## begin Entries provided
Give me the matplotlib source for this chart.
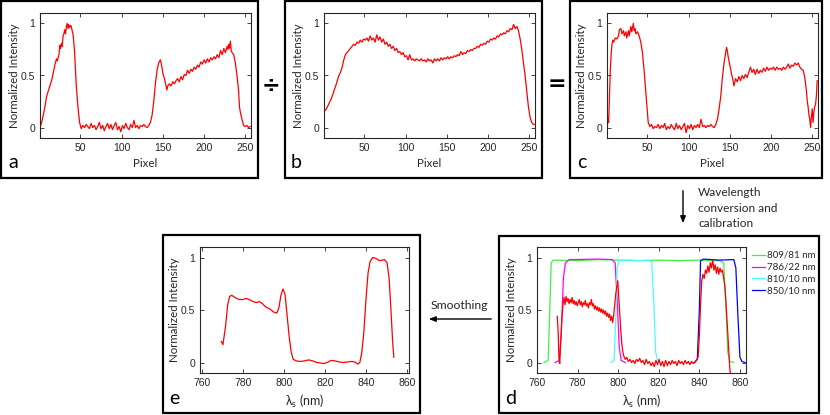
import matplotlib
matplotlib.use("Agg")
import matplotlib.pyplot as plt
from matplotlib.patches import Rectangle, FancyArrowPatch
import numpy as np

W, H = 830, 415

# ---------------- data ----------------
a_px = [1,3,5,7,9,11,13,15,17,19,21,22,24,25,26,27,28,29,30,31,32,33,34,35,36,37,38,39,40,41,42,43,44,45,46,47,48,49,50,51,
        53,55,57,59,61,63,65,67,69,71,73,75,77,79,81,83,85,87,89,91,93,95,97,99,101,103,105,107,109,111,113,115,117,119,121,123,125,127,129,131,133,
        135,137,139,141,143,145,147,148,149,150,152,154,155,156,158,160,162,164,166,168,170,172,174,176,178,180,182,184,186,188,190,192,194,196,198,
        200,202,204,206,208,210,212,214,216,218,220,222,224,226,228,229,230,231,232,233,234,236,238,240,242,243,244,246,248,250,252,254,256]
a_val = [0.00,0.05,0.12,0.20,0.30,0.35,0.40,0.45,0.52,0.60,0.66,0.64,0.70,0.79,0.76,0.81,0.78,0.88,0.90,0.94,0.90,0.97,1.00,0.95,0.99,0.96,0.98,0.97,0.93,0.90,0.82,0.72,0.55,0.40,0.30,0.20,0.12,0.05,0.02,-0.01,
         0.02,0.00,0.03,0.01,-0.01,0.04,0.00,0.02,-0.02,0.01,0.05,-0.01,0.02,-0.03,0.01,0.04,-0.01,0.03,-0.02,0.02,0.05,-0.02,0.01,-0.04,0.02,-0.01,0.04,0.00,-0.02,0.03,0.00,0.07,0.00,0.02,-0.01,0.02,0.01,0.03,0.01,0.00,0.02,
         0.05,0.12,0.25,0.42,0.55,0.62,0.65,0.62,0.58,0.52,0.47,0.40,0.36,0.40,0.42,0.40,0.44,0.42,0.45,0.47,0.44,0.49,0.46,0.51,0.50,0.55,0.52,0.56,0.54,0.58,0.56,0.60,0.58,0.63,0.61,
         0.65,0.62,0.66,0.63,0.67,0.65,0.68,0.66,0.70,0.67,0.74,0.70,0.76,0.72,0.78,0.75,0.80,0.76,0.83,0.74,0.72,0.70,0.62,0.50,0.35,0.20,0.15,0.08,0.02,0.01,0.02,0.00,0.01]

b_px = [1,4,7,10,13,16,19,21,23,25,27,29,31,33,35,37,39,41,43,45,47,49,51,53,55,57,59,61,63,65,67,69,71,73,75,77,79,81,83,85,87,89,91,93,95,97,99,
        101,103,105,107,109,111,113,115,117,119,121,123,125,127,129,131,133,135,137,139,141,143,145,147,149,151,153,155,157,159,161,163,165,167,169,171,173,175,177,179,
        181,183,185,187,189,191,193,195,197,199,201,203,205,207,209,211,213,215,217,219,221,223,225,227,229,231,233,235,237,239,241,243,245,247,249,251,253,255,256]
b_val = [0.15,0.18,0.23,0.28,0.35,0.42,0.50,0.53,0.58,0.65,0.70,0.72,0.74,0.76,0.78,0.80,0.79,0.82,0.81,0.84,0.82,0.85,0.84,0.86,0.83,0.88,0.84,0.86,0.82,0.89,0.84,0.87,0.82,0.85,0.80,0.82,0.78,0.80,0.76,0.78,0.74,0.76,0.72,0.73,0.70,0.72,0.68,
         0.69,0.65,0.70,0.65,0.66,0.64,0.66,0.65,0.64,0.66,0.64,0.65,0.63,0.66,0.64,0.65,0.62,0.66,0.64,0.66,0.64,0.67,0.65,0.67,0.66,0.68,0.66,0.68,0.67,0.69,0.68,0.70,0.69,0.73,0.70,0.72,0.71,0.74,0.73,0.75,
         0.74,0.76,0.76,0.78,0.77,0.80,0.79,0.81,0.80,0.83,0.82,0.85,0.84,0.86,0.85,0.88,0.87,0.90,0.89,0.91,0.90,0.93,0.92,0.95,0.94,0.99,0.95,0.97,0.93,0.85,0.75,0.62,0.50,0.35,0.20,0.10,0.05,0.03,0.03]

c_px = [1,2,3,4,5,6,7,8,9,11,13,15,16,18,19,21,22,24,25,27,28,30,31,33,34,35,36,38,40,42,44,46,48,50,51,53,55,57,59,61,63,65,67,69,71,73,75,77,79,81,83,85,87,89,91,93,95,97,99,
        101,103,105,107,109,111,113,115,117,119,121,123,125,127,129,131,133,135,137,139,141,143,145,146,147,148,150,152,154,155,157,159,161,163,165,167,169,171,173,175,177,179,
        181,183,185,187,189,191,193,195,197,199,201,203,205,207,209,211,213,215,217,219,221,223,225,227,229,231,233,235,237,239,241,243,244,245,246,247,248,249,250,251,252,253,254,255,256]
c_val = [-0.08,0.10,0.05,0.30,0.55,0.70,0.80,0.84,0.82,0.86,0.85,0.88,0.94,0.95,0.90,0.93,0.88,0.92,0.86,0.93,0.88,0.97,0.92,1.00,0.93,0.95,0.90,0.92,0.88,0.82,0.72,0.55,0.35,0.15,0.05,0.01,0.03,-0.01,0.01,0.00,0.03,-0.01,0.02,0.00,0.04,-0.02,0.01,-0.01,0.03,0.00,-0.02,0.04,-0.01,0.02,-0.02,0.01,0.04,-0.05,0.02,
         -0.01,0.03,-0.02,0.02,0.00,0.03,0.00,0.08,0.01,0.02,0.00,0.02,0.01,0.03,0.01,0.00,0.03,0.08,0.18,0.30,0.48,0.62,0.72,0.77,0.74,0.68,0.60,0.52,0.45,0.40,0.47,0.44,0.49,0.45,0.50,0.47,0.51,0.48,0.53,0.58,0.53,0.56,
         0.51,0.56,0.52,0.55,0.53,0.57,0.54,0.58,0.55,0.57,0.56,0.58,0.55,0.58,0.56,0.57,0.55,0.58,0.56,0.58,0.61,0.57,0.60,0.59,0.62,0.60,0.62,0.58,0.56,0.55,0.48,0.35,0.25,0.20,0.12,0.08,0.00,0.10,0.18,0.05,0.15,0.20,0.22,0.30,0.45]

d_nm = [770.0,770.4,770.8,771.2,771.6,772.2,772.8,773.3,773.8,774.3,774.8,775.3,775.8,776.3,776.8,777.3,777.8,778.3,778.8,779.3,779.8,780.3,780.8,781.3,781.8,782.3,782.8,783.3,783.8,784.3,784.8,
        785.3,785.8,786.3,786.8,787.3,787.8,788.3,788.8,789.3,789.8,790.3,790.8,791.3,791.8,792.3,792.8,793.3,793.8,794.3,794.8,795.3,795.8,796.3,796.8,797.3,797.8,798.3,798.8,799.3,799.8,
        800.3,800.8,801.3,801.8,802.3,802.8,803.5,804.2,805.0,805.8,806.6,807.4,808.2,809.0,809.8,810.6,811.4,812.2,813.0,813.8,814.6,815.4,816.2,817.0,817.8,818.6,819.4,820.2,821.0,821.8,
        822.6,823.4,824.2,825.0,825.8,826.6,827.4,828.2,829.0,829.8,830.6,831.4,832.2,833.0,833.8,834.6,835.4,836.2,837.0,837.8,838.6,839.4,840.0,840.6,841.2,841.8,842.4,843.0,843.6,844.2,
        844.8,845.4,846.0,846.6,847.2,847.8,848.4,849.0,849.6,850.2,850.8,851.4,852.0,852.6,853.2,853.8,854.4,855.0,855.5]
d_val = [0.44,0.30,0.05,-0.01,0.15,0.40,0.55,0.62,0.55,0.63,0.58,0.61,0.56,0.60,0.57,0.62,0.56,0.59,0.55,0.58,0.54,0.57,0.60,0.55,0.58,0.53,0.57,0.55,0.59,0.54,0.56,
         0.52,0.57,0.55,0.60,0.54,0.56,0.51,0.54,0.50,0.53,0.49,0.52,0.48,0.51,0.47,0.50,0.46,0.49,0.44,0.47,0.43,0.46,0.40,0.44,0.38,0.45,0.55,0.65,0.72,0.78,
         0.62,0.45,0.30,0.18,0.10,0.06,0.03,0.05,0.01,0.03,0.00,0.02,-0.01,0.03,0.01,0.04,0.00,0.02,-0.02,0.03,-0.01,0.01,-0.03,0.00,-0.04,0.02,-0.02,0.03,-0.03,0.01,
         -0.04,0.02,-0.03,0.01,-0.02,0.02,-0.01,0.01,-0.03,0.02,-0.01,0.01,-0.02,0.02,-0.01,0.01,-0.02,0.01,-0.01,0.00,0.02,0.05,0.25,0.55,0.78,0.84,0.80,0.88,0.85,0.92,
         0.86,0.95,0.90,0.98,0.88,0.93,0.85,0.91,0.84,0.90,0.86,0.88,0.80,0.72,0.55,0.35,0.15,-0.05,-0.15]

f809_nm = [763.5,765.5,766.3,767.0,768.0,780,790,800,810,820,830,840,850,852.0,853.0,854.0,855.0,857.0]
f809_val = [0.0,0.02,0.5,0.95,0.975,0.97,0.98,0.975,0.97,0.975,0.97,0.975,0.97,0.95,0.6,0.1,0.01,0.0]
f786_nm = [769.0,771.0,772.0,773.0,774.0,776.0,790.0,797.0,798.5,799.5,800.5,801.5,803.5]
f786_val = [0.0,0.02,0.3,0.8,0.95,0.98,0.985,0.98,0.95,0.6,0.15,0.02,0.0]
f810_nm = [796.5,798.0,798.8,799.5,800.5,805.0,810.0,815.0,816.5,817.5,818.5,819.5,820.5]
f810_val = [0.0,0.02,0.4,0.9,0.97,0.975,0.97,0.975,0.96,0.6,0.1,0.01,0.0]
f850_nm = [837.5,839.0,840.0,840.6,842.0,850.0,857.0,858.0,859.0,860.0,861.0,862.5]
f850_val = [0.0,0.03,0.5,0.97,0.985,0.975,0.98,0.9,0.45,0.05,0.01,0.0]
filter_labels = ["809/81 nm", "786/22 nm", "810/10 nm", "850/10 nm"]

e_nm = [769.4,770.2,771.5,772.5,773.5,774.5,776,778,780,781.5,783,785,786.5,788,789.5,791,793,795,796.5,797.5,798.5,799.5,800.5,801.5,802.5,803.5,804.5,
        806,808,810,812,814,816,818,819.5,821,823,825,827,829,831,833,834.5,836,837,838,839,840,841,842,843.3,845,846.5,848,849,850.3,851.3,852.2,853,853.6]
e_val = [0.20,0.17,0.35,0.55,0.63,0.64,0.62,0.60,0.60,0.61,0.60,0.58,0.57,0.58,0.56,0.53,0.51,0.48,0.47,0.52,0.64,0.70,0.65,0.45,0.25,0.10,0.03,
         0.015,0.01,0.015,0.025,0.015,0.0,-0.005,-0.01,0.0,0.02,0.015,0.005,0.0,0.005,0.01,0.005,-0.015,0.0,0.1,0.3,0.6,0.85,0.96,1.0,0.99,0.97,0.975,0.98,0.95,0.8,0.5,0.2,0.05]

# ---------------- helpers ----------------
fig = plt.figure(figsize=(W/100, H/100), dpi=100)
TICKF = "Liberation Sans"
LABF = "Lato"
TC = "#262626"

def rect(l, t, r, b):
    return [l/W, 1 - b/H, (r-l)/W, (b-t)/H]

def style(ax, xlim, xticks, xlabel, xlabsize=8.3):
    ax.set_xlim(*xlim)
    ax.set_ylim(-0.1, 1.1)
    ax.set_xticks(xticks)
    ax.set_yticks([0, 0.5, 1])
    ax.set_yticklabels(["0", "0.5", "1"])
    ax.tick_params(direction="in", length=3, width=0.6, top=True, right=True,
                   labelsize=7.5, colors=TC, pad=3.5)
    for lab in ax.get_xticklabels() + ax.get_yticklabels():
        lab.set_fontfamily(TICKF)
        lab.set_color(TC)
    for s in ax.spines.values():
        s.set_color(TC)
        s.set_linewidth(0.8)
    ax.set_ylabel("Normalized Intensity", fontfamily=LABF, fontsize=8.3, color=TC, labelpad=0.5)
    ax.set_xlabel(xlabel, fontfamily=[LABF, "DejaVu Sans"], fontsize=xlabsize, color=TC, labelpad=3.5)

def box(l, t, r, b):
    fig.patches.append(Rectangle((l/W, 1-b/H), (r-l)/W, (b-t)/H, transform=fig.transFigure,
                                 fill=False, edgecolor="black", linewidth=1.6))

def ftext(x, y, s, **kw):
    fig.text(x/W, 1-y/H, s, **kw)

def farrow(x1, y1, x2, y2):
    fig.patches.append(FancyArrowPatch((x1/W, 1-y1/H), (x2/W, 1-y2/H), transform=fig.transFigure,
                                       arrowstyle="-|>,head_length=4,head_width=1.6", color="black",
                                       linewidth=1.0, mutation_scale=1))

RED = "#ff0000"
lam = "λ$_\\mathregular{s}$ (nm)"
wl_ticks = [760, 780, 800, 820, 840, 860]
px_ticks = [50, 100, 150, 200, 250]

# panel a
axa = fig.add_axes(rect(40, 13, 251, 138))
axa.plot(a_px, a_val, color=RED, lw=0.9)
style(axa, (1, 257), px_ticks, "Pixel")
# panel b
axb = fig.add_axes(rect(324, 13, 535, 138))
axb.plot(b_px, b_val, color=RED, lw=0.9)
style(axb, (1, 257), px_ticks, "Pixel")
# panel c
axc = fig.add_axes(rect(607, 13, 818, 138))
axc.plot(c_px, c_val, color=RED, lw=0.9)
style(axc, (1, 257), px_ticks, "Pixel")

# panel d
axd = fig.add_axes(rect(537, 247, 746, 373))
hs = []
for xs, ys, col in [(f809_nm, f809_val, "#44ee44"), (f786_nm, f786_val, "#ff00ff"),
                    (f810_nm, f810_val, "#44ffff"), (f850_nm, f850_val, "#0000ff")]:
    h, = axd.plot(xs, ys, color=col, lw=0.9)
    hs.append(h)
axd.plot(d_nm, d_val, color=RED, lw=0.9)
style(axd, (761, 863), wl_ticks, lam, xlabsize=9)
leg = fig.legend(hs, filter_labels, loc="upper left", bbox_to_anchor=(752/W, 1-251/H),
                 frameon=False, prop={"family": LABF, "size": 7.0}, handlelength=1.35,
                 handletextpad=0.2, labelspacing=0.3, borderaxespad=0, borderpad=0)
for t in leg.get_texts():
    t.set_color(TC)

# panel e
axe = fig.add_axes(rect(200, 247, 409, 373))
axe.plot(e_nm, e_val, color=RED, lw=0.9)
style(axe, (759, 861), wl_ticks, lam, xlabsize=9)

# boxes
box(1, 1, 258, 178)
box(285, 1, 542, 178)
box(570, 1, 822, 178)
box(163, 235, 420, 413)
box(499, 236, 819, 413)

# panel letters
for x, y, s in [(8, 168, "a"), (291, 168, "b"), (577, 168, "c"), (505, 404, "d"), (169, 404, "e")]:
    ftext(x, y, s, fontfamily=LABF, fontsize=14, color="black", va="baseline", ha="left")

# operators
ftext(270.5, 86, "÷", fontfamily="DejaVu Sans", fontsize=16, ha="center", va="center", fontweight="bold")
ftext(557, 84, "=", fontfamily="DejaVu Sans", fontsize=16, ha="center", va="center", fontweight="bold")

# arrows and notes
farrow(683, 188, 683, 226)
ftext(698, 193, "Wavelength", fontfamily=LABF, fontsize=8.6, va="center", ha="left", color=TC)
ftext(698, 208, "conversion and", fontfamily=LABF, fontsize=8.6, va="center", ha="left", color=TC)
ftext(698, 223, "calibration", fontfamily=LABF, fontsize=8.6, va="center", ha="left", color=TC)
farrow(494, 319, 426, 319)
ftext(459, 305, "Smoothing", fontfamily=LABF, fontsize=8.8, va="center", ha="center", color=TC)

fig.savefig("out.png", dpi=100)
## end Entries provided
## begin Entries provided
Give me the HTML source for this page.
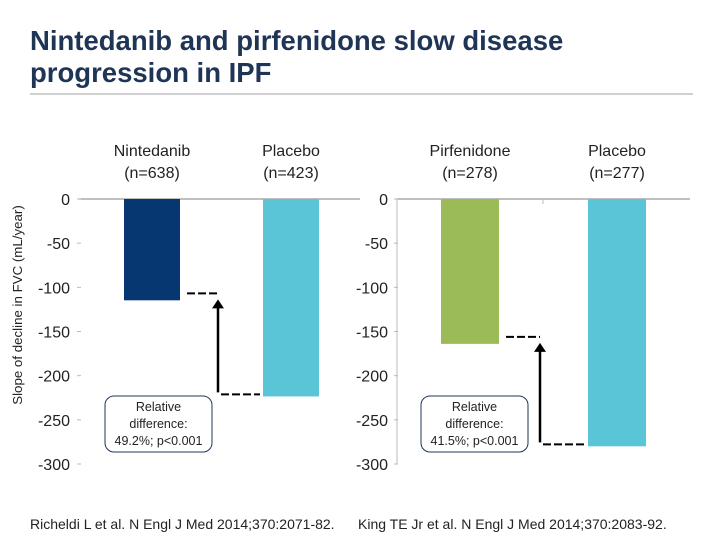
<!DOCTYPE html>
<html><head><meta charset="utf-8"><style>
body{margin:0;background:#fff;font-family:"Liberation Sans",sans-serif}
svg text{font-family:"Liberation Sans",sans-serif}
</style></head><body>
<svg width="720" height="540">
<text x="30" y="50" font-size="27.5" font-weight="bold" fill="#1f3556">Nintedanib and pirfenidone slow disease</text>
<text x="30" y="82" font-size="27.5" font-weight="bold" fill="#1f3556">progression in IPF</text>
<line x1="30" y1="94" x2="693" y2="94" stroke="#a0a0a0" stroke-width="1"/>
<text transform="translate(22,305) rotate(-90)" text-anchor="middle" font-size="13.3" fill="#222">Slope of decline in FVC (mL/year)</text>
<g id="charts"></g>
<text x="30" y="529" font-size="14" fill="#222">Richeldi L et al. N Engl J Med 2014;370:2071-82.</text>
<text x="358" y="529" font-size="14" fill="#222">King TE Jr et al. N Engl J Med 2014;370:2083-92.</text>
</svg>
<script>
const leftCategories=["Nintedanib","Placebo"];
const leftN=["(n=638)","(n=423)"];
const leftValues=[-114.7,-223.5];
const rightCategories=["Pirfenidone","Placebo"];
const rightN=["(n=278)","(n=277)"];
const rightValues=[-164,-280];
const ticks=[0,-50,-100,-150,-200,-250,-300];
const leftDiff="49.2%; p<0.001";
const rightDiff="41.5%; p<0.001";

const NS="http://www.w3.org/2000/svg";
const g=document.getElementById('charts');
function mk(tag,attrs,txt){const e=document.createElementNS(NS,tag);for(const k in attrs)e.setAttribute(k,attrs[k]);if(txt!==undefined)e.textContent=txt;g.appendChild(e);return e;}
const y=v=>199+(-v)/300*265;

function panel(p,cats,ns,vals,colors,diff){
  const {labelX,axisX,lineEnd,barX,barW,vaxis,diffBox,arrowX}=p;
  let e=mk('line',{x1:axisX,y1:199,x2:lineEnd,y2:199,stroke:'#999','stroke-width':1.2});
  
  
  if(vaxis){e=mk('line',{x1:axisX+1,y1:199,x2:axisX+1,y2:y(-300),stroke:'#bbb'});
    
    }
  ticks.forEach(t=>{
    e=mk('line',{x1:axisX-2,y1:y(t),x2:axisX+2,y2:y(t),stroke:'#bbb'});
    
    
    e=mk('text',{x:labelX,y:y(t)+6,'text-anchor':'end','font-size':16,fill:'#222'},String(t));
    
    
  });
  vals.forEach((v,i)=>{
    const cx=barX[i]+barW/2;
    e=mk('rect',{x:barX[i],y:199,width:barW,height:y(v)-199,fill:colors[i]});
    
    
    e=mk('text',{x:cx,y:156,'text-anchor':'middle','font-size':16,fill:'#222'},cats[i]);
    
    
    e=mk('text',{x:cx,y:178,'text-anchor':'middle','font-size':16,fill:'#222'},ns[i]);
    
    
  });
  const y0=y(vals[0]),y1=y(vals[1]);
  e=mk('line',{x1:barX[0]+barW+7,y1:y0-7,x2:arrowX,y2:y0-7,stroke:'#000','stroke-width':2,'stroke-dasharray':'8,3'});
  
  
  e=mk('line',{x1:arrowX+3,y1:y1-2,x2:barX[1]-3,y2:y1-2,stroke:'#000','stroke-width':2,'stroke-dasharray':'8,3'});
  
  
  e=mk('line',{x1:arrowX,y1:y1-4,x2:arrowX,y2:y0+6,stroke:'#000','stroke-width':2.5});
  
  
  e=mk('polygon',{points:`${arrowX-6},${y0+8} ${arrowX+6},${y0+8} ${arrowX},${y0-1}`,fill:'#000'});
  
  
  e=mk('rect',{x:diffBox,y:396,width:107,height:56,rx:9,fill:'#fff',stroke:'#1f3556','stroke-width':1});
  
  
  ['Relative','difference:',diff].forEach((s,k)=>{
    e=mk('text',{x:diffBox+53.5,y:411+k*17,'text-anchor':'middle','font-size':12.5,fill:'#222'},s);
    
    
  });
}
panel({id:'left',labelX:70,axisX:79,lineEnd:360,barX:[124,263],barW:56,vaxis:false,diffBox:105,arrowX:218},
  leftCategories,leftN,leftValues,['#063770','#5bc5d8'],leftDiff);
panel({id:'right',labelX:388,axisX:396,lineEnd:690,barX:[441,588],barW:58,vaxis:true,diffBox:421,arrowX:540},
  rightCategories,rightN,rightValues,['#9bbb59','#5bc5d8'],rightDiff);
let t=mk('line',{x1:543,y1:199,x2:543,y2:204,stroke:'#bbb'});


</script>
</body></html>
## end Entries provided
## Set exercise
Starting at the line containing "Give me the matplotlib source for this chart." and ending at the line containing "W, H = 830, 415", copy those lines exactly, both included, and nothing more. Leave out any picture.

## Solution to the exercise
Give me the matplotlib source for this chart.
import matplotlib
matplotlib.use("Agg")
import matplotlib.pyplot as plt
from matplotlib.patches import Rectangle, FancyArrowPatch
import numpy as np

W, H = 830, 415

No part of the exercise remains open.